● RECORDS
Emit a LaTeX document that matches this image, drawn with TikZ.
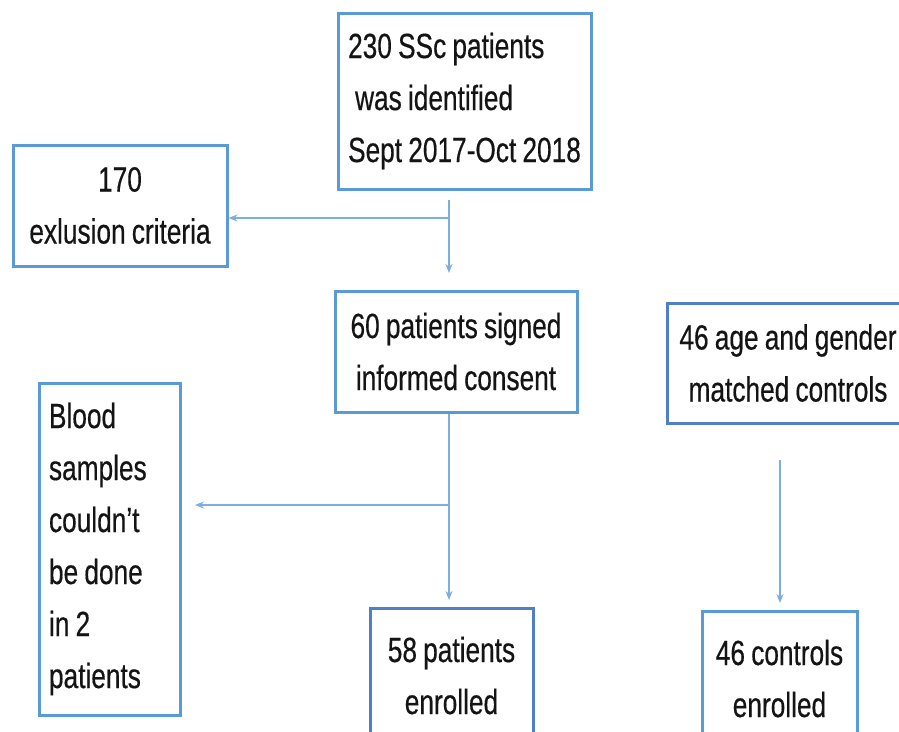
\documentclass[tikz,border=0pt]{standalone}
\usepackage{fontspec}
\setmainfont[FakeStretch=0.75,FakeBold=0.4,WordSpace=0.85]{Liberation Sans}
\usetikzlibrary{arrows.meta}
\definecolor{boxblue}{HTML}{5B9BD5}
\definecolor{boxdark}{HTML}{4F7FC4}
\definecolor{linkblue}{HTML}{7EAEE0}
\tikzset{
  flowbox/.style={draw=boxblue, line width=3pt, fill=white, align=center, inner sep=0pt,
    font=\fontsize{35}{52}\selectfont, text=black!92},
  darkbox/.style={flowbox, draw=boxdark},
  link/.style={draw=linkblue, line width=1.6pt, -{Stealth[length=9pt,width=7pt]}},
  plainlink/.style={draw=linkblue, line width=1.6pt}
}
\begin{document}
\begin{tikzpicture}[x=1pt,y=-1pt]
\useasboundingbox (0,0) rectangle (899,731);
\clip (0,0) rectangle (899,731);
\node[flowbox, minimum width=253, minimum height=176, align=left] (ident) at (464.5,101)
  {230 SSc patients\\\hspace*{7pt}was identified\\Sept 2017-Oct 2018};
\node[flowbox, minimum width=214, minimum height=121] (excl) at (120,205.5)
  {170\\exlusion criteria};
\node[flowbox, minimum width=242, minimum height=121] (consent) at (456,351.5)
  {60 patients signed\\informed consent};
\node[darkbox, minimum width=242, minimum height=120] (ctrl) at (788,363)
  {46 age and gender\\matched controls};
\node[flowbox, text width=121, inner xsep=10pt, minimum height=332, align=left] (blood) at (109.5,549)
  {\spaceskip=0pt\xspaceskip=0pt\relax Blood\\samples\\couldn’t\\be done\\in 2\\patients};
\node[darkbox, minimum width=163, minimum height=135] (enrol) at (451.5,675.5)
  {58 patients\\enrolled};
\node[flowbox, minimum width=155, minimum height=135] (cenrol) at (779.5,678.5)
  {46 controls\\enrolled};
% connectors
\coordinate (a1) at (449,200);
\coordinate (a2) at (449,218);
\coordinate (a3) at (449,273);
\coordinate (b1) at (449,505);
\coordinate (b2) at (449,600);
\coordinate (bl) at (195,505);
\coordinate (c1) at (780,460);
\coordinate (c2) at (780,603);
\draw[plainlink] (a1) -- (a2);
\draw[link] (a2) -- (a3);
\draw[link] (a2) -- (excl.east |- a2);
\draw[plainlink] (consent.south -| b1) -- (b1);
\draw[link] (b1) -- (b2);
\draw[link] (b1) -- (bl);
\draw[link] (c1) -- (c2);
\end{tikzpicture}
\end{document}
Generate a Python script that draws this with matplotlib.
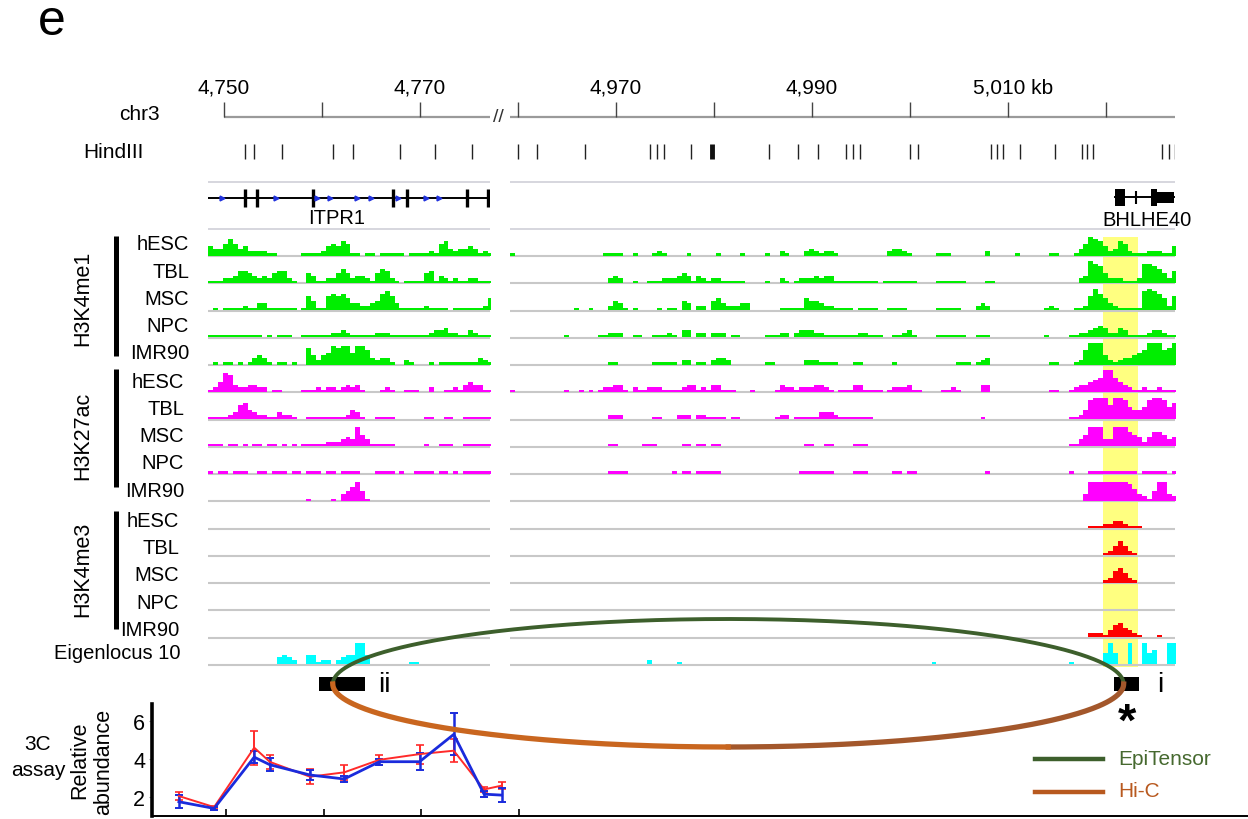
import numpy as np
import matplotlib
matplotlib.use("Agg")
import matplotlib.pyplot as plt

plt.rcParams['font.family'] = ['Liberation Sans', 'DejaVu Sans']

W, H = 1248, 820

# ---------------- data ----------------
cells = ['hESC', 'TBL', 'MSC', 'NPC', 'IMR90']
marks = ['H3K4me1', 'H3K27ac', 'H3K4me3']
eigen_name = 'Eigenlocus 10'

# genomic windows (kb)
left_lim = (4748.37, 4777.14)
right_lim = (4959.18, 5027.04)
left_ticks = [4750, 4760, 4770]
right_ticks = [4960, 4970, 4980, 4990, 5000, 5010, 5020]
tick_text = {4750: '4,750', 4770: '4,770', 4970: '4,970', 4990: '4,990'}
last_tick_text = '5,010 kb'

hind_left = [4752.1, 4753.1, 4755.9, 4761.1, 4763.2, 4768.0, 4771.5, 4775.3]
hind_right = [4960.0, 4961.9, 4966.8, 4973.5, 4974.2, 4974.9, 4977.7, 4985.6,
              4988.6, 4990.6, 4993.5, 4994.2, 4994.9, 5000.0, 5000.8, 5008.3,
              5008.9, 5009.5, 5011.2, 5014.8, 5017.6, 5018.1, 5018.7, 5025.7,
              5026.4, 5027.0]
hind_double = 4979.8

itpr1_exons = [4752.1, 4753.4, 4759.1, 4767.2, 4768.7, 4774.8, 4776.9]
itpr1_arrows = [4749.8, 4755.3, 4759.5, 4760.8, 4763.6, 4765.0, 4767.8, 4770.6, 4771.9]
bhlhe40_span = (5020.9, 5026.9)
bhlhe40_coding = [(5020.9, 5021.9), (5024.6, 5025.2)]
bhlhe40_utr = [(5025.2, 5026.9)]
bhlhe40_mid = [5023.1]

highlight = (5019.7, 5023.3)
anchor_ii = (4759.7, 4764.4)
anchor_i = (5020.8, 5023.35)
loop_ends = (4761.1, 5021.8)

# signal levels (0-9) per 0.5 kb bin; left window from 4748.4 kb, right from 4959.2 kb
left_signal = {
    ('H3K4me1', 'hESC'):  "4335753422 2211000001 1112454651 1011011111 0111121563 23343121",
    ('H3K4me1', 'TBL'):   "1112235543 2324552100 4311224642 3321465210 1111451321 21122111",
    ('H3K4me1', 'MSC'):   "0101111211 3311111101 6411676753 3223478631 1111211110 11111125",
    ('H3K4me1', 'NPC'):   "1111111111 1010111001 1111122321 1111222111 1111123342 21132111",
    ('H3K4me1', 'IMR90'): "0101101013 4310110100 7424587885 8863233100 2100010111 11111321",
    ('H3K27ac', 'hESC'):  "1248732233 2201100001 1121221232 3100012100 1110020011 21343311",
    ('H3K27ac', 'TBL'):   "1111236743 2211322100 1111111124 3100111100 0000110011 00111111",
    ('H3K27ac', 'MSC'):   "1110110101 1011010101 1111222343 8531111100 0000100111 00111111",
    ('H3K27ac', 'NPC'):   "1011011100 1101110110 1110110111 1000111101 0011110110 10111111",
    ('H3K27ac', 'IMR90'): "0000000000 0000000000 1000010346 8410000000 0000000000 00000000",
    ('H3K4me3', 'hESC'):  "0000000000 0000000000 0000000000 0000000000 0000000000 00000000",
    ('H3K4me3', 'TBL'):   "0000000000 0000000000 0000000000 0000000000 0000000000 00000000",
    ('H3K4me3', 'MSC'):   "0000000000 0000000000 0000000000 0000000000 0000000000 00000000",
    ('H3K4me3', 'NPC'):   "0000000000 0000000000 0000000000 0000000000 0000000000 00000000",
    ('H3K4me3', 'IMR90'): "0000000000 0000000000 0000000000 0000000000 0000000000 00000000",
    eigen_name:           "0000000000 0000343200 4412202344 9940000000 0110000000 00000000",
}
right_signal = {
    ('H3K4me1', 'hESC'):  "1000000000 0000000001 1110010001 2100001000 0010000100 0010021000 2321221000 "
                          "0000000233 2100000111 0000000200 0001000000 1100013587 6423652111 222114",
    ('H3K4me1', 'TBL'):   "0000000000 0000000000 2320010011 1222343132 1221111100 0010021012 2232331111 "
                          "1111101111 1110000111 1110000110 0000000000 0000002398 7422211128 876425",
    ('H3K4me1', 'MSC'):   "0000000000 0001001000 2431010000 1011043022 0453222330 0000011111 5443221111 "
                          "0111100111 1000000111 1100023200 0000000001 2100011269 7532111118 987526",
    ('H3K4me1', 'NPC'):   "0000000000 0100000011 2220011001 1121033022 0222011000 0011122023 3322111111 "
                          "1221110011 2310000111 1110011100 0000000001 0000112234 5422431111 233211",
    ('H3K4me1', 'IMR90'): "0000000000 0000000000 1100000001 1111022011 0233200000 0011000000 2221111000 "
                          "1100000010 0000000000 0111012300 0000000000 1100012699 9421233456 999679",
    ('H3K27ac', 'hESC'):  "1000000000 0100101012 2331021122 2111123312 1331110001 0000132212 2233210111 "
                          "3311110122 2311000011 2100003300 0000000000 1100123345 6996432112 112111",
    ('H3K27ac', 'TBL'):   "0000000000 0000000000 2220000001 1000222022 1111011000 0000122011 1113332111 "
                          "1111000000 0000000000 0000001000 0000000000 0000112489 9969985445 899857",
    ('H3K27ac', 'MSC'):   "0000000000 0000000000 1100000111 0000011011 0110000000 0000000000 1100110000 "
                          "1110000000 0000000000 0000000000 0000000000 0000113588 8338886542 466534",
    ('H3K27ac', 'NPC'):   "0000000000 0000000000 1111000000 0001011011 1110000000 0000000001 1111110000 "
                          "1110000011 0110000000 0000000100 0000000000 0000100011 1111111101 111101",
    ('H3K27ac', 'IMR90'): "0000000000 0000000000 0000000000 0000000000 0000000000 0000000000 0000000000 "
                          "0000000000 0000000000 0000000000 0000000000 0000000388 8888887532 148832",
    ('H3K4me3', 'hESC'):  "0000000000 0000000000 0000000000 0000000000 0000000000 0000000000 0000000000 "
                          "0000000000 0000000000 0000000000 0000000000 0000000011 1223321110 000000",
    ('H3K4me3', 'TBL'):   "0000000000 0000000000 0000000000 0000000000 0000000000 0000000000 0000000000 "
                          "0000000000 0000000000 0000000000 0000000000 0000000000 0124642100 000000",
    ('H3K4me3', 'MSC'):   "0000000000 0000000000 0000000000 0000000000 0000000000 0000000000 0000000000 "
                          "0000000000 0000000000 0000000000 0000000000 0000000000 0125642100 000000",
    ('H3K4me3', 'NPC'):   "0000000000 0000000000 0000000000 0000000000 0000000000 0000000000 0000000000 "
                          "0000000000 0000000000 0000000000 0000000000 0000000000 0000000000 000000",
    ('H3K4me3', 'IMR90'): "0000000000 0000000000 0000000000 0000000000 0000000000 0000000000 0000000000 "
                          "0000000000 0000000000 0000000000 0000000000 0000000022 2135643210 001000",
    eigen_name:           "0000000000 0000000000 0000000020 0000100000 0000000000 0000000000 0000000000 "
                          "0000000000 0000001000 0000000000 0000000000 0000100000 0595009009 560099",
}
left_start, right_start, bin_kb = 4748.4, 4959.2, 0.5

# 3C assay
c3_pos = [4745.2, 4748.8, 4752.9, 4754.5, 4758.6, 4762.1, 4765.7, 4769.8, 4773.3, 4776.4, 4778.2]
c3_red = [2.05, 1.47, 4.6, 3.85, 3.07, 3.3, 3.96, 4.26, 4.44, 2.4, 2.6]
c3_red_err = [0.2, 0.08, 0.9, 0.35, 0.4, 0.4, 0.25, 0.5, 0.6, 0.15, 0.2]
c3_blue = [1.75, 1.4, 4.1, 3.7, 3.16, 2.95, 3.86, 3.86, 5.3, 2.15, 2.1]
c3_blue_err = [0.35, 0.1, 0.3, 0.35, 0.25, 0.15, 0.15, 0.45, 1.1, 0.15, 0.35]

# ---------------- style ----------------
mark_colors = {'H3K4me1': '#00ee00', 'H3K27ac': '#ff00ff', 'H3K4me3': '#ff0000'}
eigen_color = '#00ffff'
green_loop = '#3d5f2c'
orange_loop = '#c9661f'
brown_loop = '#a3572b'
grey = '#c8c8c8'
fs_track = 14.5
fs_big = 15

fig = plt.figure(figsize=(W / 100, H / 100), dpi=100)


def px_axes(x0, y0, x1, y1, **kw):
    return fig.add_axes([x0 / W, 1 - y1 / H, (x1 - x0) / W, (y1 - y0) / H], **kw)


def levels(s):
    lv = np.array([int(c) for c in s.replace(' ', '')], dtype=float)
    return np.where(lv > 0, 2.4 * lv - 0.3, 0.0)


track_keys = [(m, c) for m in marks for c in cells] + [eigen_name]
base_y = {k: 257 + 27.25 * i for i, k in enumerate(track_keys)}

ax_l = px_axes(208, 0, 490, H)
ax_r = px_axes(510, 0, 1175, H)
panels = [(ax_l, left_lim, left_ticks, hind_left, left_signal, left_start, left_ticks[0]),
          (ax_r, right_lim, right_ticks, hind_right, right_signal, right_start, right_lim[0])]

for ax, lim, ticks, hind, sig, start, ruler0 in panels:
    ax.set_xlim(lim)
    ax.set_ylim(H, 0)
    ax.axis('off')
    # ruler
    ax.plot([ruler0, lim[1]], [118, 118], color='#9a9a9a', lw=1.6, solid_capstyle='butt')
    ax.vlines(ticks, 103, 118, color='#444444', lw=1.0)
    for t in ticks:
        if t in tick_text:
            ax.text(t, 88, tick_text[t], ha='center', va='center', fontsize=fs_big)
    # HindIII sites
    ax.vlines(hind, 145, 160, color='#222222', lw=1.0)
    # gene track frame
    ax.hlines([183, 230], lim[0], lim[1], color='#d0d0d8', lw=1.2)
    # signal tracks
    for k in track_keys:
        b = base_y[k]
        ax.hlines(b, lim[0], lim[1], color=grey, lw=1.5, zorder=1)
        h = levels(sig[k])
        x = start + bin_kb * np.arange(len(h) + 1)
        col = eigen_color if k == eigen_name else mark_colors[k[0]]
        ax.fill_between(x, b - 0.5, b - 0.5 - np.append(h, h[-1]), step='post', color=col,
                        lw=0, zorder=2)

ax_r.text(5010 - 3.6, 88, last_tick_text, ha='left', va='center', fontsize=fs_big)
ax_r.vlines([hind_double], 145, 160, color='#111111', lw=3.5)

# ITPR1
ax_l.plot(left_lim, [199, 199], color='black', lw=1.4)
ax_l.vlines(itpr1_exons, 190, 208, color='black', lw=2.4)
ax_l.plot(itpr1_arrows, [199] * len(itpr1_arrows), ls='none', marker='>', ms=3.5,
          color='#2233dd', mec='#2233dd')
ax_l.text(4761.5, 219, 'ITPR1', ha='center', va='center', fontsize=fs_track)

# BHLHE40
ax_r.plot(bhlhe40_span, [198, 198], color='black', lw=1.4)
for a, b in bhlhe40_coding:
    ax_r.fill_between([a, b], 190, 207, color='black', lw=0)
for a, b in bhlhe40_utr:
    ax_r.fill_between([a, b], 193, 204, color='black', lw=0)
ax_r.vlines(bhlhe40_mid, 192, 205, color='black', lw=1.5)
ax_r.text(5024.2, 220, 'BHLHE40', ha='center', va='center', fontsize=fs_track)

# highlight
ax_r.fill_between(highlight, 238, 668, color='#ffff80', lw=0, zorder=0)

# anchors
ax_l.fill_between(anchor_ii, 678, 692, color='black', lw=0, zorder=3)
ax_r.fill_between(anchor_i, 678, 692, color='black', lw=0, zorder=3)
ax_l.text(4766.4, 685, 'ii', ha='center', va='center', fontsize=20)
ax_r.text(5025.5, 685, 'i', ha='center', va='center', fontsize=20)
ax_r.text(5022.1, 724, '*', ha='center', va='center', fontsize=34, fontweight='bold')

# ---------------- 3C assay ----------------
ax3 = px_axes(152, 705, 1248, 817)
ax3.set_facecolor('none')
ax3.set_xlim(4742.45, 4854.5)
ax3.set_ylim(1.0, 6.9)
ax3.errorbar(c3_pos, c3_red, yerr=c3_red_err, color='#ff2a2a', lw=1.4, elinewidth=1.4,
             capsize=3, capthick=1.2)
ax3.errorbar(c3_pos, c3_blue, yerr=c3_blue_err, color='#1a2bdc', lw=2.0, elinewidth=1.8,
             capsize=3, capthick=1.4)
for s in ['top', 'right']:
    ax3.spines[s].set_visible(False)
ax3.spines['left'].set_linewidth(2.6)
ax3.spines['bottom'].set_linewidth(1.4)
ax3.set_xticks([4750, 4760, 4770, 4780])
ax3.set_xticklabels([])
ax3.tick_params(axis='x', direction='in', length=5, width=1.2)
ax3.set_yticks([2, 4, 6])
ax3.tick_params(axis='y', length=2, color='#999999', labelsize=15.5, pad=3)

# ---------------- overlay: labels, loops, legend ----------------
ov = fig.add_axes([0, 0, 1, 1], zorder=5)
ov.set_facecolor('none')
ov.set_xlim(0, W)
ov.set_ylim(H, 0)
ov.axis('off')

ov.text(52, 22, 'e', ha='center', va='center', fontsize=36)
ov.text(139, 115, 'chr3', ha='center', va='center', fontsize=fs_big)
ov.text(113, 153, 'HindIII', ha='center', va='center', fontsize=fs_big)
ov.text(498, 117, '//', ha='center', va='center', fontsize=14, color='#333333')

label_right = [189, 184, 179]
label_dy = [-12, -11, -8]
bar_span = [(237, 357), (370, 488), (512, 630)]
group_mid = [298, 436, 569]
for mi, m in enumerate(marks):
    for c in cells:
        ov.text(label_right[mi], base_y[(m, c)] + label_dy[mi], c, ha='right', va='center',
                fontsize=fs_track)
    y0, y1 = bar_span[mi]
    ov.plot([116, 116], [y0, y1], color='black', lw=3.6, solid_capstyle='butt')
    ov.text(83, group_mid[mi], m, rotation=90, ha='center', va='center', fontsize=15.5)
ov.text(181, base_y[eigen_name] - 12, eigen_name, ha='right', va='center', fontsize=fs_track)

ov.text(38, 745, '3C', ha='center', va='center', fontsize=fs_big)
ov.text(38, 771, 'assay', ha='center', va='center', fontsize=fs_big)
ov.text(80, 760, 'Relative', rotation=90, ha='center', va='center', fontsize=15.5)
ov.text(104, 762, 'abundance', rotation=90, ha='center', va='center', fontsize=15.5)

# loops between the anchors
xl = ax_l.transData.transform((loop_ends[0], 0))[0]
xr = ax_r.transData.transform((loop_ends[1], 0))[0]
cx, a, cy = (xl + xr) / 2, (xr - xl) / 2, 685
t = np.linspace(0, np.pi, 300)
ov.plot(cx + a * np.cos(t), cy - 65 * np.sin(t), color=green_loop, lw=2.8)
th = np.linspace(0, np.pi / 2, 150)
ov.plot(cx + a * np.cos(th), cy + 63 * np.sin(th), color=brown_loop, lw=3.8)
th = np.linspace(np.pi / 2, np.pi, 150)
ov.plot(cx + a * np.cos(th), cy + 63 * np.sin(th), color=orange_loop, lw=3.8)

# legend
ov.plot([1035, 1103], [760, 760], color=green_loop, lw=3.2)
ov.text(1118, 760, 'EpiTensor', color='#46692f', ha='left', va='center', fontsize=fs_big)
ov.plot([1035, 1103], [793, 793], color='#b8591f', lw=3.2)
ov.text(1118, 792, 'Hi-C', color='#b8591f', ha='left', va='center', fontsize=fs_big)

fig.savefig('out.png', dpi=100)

● WHAT YOU NEED TO DO
Both the line with "Generate a Python" and the line with "eigen_name = 'Eigenlocus 10'" belong in the copy, along with every line between them; set them down exactly and skip the pictures.

● SOLUTION
Generate a Python script that draws this with matplotlib.
import numpy as np
import matplotlib
matplotlib.use("Agg")
import matplotlib.pyplot as plt

plt.rcParams['font.family'] = ['Liberation Sans', 'DejaVu Sans']

W, H = 1248, 820

# ---------------- data ----------------
cells = ['hESC', 'TBL', 'MSC', 'NPC', 'IMR90']
marks = ['H3K4me1', 'H3K27ac', 'H3K4me3']
eigen_name = 'Eigenlocus 10'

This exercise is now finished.